# Tag Archives: correlation

Sometimes in modeling and data analysis one can get so deep in the math that one forgets there is a physical reality those numbers are supposed to represent.  This is a common theme on this site, and a good example was here.

Jeff Id, writing at Watts Up With That, brings us another example from Steig’s study on Antarctic temperature changes.  In this study, one step Steig takes is to reconstruct older, pre-satellite continental temperature  averages from station data at a few discrete stations.  To do so, he uses more recent data to create weighting factors for the individual stations.  In some sense, this is basically regression analysis, to see what combination of weighting factors times station data since 1982 seems to be fit with continental averages from the satellite.

Here are the weighting factors the study came up with:

Do you see the problem?  Five stations actually have negative weights!  Basically, this means that in rolling up these stations, these five thermometers were used upside down!  Increases in these temperatures in these stations cause the reconstructed continental average to decrease, and vice versa.  Of course, this makes zero sense, and is a great example of scientists wallowing in the numbers and forgetting they are supposed to have a physical reality.  Michael Mann has been quoted as saying the multi-variable regression analysis doesn’t care as to the orientation (positive or negative) of the correlation.  This is literally true, but what he forgets is that while the math may not care, Nature does.

For those who don’t follow, let me give you an example.  Let’s say we have market prices in a number of cities for a certain product, and we want to come up with an average.  To do so, we will have to weight the various local prices based on sizes of the city or perhaps populations or whatever.  But the one thing we can almost certainly predict is that none of the individual city weights will be negative.  We won’t, for example, ever find that the average western price of a product goes up because one component of the average, say the price in Portland, goes down.  This flies in the face of our understanding of how an arithmetic average should work.

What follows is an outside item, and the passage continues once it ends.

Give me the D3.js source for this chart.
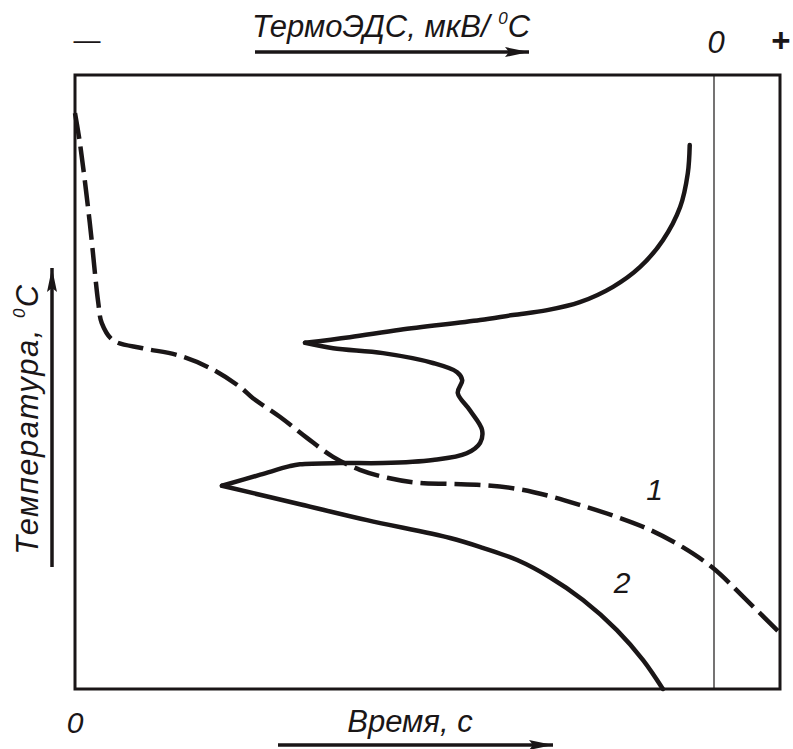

It may happen that in a certain time periods, the price in Portland goes down in the same month as the Western average went up, but the decline in price in Portland did not drive the Western average up — in fact, its decline had to have actually limited the growth of the Western average below what it would have been had Portland also increased.   Someone looking at that one month and not understanding the underlying process might draw the conclusion that prices in Portland were related to the Western average price by a negative coefficient, but that conclusion would be wrong.

The Id post goes on to list a number of other failings of the Steig study on Antarctica, as does this post.  Years ago I wrote an article arguing that while the GISS and other bodies claim they have a statistical method for eliminating individual biases of measurement stations in their global averages, it appeared to me that all they were doing was spreading the warming bias around a larger geographic area like peanut butter.  Steig’ study appears to do the same thing, spreading the warming from the Antarctic Peninsula across the whole continent, in part based on its choice to use just three PC’s, a number that is both oddly small and coincidentally exactly the choice required to get the maximum warming value from their methodology.